最初のギターのレッスンは簡単なGのコード ー 左手の3つ目の指を一弦目の三番目のフレットにおさえる。G7のコード ー 左手の1つ目の指を一弦目の一番目のフレットにおさえる。そして簡単なCのコード - 左手の1つ目の指を二弦目の一番目のフレットにおさえる。そして、それぞれをストロークして行く。それから右手の人差し指と中指で交互に一弦目を弾いて行く練習。これが最初のレッスンだった。

ギターの先生はスタンレー・シルヴァーマンというギタリスト・作曲家で当時エレファント・ステップスという市内楽オペラにロックと電子音楽を混ぜた曲を発表していた。この曲は後にCBSで録音され70年代の半ばに日本でも発売されていた。

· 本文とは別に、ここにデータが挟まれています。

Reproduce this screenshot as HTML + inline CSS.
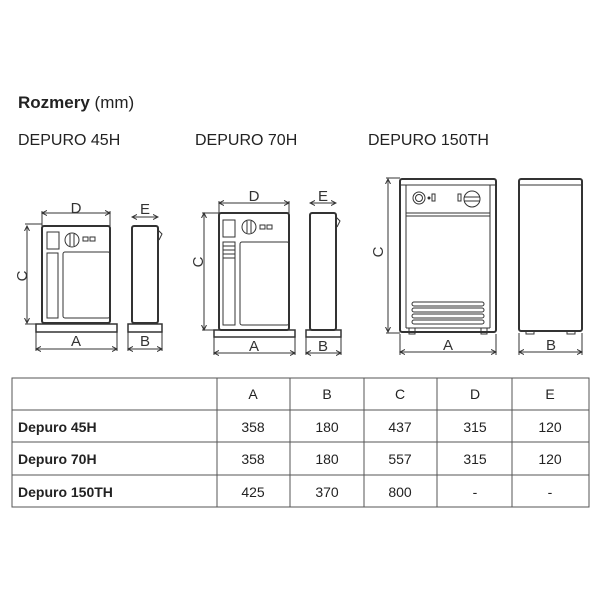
<!DOCTYPE html>
<html><head><meta charset="utf-8"><style>
body{margin:0;background:#fff;width:600px;height:600px;overflow:hidden;font-family:"Liberation Sans",sans-serif}
</style></head><body>
<svg width="600" height="600" xmlns="http://www.w3.org/2000/svg" font-family="Liberation Sans, sans-serif">
<defs><marker id="ar" markerWidth="6" markerHeight="6" refX="5" refY="3" orient="auto-start-reverse"><path d="M0,0.5 L5,3 L0,5.5" fill="none" stroke="#333" stroke-width="1"/></marker></defs>
<text x="18" y="108" font-size="17" fill="#222"><tspan font-weight="bold">Rozmery</tspan> (mm)</text>
<text x="18" y="145" font-size="16" fill="#222">DEPURO 45H</text>
<text x="195" y="145" font-size="16" fill="#222">DEPURO 70H</text>
<text x="368" y="145" font-size="16" fill="#222">DEPURO 150TH</text>
<g stroke="#333" fill="none" stroke-width="1">
<!-- 45H front -->
<rect x="42" y="226" width="68" height="97" rx="2" stroke-width="2"/>
<rect x="36" y="324" width="81" height="8" stroke-width="1.5"/>
<rect x="47" y="232" width="12" height="17"/>
<rect x="47" y="253" width="12" height="85" transform="translate(0,0)" style="display:none"/>
<rect x="47" y="253" width="11" height="65"/>
<rect x="63" y="252" width="47" height="66" rx="2"/>
<circle cx="72" cy="240" r="7"/><line x1="70" y1="234" x2="70" y2="246"/><line x1="74" y1="234" x2="74" y2="246"/>
<rect x="83" y="237" width="5" height="4"/><rect x="90" y="237" width="5" height="4"/>
<line x1="42" y1="213" x2="110" y2="213" marker-start="url(#ar)" marker-end="url(#ar)"/>
<line x1="42" y1="211" x2="42" y2="226"/><line x1="110" y1="211" x2="110" y2="226"/>
<line x1="27" y1="226" x2="27" y2="323" marker-start="url(#ar)" marker-end="url(#ar)"/>
<line x1="25" y1="224" x2="42" y2="224"/><line x1="25" y1="324" x2="40" y2="324"/>
<line x1="36" y1="332" x2="36" y2="351"/><line x1="117" y1="332" x2="117" y2="351"/>
<line x1="36" y1="349" x2="117" y2="349" marker-start="url(#ar)" marker-end="url(#ar)"/>
<!-- 45H side -->
<rect x="132" y="226" width="26" height="97" rx="2" stroke-width="2"/>
<path d="M158 230 L162 234 L159 240"/>
<rect x="128" y="324" width="34" height="8" stroke-width="1.5"/>
<line x1="132" y1="217" x2="158" y2="217" marker-start="url(#ar)" marker-end="url(#ar)"/>
<line x1="128" y1="332" x2="128" y2="351"/><line x1="162" y1="332" x2="162" y2="351"/>
<line x1="128" y1="349" x2="162" y2="349" marker-start="url(#ar)" marker-end="url(#ar)"/>
<!-- 70H front -->
<rect x="219" y="213" width="70" height="117" rx="2" stroke-width="2"/>
<rect x="214" y="330" width="81" height="7" stroke-width="1.5"/>
<rect x="223" y="220" width="12" height="17"/>
<rect x="223" y="242" width="12" height="83"/>
<line x1="223" y1="246" x2="235" y2="246"/><line x1="223" y1="250" x2="235" y2="250"/><line x1="223" y1="254" x2="235" y2="254"/><line x1="223" y1="258" x2="235" y2="258"/>
<rect x="240" y="242" width="49" height="83" rx="2"/>
<circle cx="249" cy="227" r="7"/><line x1="247" y1="221" x2="247" y2="233"/><line x1="251" y1="221" x2="251" y2="233"/>
<rect x="260" y="225" width="5" height="4"/><rect x="267" y="225" width="5" height="4"/>
<line x1="219" y1="203" x2="289" y2="203" marker-start="url(#ar)" marker-end="url(#ar)"/>
<line x1="219" y1="201" x2="219" y2="213"/><line x1="289" y1="201" x2="289" y2="213"/>
<line x1="204" y1="213" x2="204" y2="330" marker-start="url(#ar)" marker-end="url(#ar)"/>
<line x1="202" y1="213" x2="219" y2="213"/><line x1="202" y1="330" x2="216" y2="330"/>
<line x1="214" y1="337" x2="214" y2="355"/><line x1="295" y1="337" x2="295" y2="355"/>
<line x1="214" y1="353" x2="295" y2="353" marker-start="url(#ar)" marker-end="url(#ar)"/>
<!-- 70H side -->
<rect x="310" y="213" width="26" height="117" rx="2" stroke-width="2"/>
<path d="M336 217 L340 221 L337 227"/>
<rect x="306" y="330" width="35" height="7" stroke-width="1.5"/>
<line x1="310" y1="203" x2="336" y2="203" marker-start="url(#ar)" marker-end="url(#ar)"/>
<line x1="306" y1="337" x2="306" y2="355"/><line x1="341" y1="337" x2="341" y2="355"/>
<line x1="306" y1="353" x2="341" y2="353" marker-start="url(#ar)" marker-end="url(#ar)"/>
<!-- 150TH front -->
<rect x="400" y="179" width="96" height="153" rx="2" stroke-width="2"/>
<line x1="400" y1="185" x2="496" y2="185"/>
<line x1="406" y1="185" x2="406" y2="328"/><line x1="490" y1="185" x2="490" y2="328"/>
<line x1="406" y1="213" x2="490" y2="213"/><line x1="406" y1="216" x2="490" y2="216"/>
<line x1="406" y1="328" x2="490" y2="328"/>
<circle cx="419" cy="198" r="6"/><circle cx="419" cy="198" r="3.5"/>
<circle cx="429" cy="198" r="1" fill="#333"/><rect x="432" y="194" width="3" height="7"/>
<rect x="458" y="194" width="3" height="7"/>
<circle cx="472" cy="199" r="8"/><line x1="464" y1="197" x2="480" y2="197"/><line x1="464" y1="201" x2="480" y2="201"/>
<rect x="412" y="302" width="72" height="4" rx="2"/><rect x="412" y="308" width="72" height="4" rx="2"/><rect x="412" y="314" width="72" height="4" rx="2"/><rect x="412" y="320" width="72" height="4" rx="2"/>
<rect x="409" y="328" width="6" height="6"/><rect x="481" y="328" width="6" height="6"/>
<line x1="388" y1="179" x2="388" y2="332" marker-start="url(#ar)" marker-end="url(#ar)"/>
<line x1="386" y1="178" x2="400" y2="178"/><line x1="386" y1="333" x2="400" y2="333"/>
<line x1="400" y1="334" x2="400" y2="355"/><line x1="496" y1="334" x2="496" y2="355"/>
<line x1="400" y1="352" x2="496" y2="352" marker-start="url(#ar)" marker-end="url(#ar)"/>
<!-- 150TH side -->
<rect x="519" y="179" width="63" height="152" rx="2" stroke-width="2"/>
<line x1="519" y1="185" x2="582" y2="185"/>
<rect x="526" y="331" width="8" height="3"/><rect x="567" y="331" width="8" height="3"/>
<line x1="519" y1="333" x2="519" y2="355"/><line x1="582" y1="333" x2="582" y2="355"/>
<line x1="519" y1="352" x2="582" y2="352" marker-start="url(#ar)" marker-end="url(#ar)"/>
</g>
<g font-size="15" fill="#333" text-anchor="middle">
<text x="76" y="213">D</text><text x="145" y="214">E</text>
<text x="22" y="276" transform="rotate(-90 22 276)" dy="5">C</text>
<text x="76" y="346">A</text><text x="145" y="346">B</text>
<text x="254" y="201">D</text><text x="323" y="201">E</text>
<text x="198" y="262" transform="rotate(-90 198 262)" dy="5">C</text>
<text x="254" y="351">A</text><text x="323" y="351">B</text>
<text x="378" y="252" transform="rotate(-90 378 252)" dy="5">C</text>
<text x="448" y="350">A</text><text x="551" y="350">B</text>
</g>
<g stroke="#555" stroke-width="1" fill="none">
<rect x="12" y="378" width="577" height="129"/>
<line x1="12" y1="410" x2="589" y2="410"/><line x1="12" y1="442" x2="589" y2="442"/><line x1="12" y1="475" x2="589" y2="475"/>
<line x1="217" y1="378" x2="217" y2="507"/><line x1="290" y1="378" x2="290" y2="507"/><line x1="364" y1="378" x2="364" y2="507"/><line x1="437" y1="378" x2="437" y2="507"/><line x1="512" y1="378" x2="512" y2="507"/>
</g>
<g font-size="14" fill="#222">
<text x="18" y="432" font-weight="bold">Depuro 45H</text>
<text x="18" y="464" font-weight="bold">Depuro 70H</text>
<text x="18" y="497" font-weight="bold">Depuro 150TH</text>
<g text-anchor="middle">
<text x="253" y="399">A</text><text x="327" y="399">B</text><text x="400" y="399">C</text><text x="475" y="399">D</text><text x="550" y="399">E</text>
<text x="253" y="432">358</text><text x="327" y="432">180</text><text x="400" y="432">437</text><text x="475" y="432">315</text><text x="550" y="432">120</text>
<text x="253" y="464">358</text><text x="327" y="464">180</text><text x="400" y="464">557</text><text x="475" y="464">315</text><text x="550" y="464">120</text>
<text x="253" y="497">425</text><text x="327" y="497">370</text><text x="400" y="497">800</text><text x="475" y="497">-</text><text x="550" y="497">-</text>
</g></g>
</svg>
</body></html>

小学三年生の頃はザ・フーなどのソングブックのコードのダイヤグラムを見ながら弾いていた。次の先生とは『禁じられた遊び』という映画の有名なテーマ曲の出だしや音階を勉強した。
小学四年生の頃にウイリアム・へラーマンという実験音楽の作曲家・ギタリストに習うようになった。この時はCarcasiのギター教則本を使った。

中学生になった頃はレッスンに行っていなかった。どうしてかは今となると覚えていないが、多分先生がヨーロッパにしばらく住みに行ったからだと思う。しかし、ギターは自分でずうっと弾いていた。
この頃、発見したある本は僕の弾き方を変えてしまった。それはステファン・グロスマンのオープン・チューニング・ギターの弾き方を紹介する本だった。オープン・チューニングとはギターの弦を何を押さえずに奏でる時にGのコードやDのコード、あるいはもっと複雑なコードにして弾くスタイルだ。ブルースのギタリストはよくこういうチューニングを使っていた。
この本ではマーチン・カーシーというイギリスのギタリスト・シンガーがイギリスの伝統曲を弾く時に使うチューニングも乗っていた。この本で紹介されていたマーチン・カーシィーのモーダルなチューニングは下の低い音の弦からDADGADだった。このチューニングを少し変えてDADGAEというチューニングを作って、80年代の半ばに『絵の中の姿』の一曲目『八つの頃に』を書いた。この曲はDADGAGAというパターンをずうっと繰り返しながら、その上に歌詞を歌いながら書いた。その言葉の感情一つ一つを大切にしながら、それを表現する事を中心に考えて書いた。聞き手にその感情が染み込むようにしたかった。
この本を最初に見た頃も色々なチューニングを自分で試してみた。そしてそれで曲を作り始めてみた。

1975年に初めて買ったジョニ・ミッチェルの『For the Roses』のソングブックはもっと大きな影響を与えた。色々なオープン・チューニングも紹介されている上に音楽もその歌詞の内容もより自分の言いたい音楽に近かった。

もう一つギターの弾き方で影響受けたのはギタリストではなく、ギターの先祖のような発弦楽器をいくつも弾くトーマス・ビンクレーの引き方だった。トーマス・ビンクレーはStudio Der Fruhen Musikという中世ルネッサンスのヨーロッパ音楽を演奏するアンサンブルのリーダーだった。最初は僕の父と一緒にベルリンにいた頃にStudio Der Fruhen Musikが再現した中世時代のカルミナ・ブラーナのLPがあった。中学校の頃に学校で中世時代の生き方の再現というのを学校でやってからその時代の音楽の興味が大きくなっていた。ちょうど1975年頃に日本のキング・レコードからStudio Der Fruhen Musikの初期のレコードがたくさん1500円シリーズで発売された。それらを一つ一つ買っていった。一番感動したのはこのシリーズからでたものではなく、Reflexeと言うレーベルに移ってからのいくつかのアルバムだった。